Snapchat recently launched “Snapcash” and integrated cash transaction feature using Square Cash. By going through an outside party for the cash transactions Snapchat puts users at ease knowing they can trust their debit card information is safe. The new payment option is already apart of users existing Snapchat account giving millions of people the access without them even having to download a new app.   Users simply have to enter their debit card information into the application and with the click of a button can send payments to anyone on their friend’s lists. Just like sending a photo user now can send cash.

Payment exchange apps overall have had wide acceptance and praise with many people finding them extremely helpful.  Though there is an overall positive surrounding the applications none individually have gained widespread adoption. The previously existing applications, Venmo and Google Wallet have struggled to gain adoption as they are marketed as new business models and require users to both download and trust these new companies. When entering this space Snapchat has an advantage, as it is a consumer app that people already have friends list created on and would give the technology to people who may never consider downloading it.

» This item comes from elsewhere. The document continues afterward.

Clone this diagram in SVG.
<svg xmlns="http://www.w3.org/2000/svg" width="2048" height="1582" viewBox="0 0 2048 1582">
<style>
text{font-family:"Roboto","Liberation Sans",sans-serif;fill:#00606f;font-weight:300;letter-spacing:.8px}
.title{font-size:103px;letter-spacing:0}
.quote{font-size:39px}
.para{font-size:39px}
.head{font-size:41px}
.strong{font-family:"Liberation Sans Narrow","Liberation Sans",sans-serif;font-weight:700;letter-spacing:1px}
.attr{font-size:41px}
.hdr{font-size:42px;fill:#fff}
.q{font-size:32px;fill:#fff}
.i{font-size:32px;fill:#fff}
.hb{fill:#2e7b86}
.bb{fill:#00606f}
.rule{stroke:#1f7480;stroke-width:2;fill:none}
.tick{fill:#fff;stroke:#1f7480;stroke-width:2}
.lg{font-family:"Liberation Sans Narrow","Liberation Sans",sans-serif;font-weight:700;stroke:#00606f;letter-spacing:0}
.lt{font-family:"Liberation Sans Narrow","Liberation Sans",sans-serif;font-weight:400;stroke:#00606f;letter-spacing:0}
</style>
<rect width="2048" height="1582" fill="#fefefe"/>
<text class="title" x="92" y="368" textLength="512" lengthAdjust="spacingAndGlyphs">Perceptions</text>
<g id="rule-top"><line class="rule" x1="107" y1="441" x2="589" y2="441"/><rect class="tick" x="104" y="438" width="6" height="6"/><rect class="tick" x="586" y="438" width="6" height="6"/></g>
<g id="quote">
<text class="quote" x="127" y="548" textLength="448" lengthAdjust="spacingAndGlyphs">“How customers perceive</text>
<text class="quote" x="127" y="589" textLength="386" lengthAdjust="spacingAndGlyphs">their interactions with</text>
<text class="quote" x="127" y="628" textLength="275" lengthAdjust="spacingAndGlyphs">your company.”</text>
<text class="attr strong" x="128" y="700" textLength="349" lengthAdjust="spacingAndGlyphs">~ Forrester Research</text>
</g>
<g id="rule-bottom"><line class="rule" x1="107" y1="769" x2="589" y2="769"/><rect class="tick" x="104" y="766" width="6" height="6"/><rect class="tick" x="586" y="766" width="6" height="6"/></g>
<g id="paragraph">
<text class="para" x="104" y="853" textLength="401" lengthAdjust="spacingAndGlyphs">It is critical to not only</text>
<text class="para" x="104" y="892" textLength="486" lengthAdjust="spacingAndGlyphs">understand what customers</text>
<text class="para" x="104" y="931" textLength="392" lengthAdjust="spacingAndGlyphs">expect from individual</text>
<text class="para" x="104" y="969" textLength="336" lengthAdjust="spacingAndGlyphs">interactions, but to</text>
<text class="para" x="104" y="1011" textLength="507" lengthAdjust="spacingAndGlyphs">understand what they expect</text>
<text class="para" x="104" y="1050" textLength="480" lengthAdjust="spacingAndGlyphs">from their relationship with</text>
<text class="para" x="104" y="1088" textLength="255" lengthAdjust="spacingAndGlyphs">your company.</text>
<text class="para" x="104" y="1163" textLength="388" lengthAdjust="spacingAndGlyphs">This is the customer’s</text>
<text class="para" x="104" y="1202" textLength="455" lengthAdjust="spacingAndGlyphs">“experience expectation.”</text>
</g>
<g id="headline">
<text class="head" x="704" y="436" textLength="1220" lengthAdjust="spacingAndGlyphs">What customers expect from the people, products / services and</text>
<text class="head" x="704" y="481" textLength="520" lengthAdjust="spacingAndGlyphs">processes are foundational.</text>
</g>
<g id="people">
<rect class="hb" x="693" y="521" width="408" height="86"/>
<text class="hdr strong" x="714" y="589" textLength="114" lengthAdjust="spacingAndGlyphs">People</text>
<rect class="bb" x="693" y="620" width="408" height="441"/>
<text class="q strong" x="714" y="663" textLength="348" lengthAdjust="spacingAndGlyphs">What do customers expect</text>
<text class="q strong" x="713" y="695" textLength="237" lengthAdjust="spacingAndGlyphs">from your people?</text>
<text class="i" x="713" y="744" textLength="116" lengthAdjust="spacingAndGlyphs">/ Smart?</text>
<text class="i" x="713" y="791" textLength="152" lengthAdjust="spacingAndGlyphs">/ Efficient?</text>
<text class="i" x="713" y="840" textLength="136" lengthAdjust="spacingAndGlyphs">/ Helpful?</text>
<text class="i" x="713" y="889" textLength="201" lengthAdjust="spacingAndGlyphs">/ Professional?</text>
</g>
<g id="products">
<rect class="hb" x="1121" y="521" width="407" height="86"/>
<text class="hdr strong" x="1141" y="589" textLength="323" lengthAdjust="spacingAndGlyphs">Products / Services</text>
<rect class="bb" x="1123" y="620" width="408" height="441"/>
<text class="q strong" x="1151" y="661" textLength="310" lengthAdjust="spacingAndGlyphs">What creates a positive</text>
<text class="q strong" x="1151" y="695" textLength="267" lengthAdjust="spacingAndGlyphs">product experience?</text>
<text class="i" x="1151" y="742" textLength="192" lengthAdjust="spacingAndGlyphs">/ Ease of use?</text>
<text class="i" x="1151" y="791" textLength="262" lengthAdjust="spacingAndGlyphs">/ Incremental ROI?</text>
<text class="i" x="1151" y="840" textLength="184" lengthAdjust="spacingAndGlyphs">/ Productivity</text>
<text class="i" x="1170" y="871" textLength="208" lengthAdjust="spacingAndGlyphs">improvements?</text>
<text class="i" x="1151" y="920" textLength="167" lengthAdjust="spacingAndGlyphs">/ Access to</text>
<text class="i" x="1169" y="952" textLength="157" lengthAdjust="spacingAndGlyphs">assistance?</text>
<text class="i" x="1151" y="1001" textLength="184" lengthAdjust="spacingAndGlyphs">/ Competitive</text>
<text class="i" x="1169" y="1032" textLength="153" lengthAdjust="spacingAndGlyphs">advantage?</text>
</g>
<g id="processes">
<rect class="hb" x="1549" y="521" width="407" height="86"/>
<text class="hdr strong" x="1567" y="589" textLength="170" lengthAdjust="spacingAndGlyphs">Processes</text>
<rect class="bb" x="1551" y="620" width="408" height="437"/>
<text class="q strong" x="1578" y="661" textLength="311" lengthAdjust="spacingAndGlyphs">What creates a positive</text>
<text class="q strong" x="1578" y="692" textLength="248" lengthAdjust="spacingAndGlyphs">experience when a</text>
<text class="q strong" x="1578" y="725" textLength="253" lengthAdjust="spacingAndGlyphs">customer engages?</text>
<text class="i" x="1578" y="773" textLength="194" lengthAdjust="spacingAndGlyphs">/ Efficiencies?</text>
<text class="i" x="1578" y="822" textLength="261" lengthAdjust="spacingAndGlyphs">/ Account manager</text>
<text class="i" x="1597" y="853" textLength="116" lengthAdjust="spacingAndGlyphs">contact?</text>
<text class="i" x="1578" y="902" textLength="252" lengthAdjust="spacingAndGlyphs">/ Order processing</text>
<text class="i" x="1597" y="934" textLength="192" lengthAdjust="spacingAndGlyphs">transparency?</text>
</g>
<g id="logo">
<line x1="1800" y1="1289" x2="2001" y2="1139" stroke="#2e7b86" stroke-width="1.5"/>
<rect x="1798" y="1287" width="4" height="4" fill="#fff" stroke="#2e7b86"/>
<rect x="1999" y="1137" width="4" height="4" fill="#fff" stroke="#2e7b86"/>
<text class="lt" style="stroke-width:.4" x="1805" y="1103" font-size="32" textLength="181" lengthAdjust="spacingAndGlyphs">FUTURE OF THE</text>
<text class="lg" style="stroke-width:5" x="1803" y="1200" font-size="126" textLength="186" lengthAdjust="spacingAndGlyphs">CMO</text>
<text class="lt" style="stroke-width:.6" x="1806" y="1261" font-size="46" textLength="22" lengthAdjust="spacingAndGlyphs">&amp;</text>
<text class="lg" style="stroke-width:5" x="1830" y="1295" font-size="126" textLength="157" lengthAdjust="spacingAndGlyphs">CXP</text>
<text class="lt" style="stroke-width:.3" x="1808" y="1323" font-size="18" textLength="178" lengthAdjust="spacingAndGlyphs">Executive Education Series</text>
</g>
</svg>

While Snapchat has just launched the friend-to-friend payment system the idea behind the system could open many doors for the application. Snapchat along has recently launched advertisements on the application. The advertisements range from a number of products and they allow users to watch short commercials about the product on the application. With Snapcash now integrated into the app, users could potentially have the ability to instantly purchase a product they see in an ad. If Snapchat were to go this route not only would they have great appeal to advertisers but would also generate another efficient service to their customers.   Further than the instant payments, Snapcash could also potentially reference debit card information to better target users with advertisements.

Snapcash is still in its beginning phases but with its current user base and potential for growth it could quickly become the leader in this new monetary exchange space.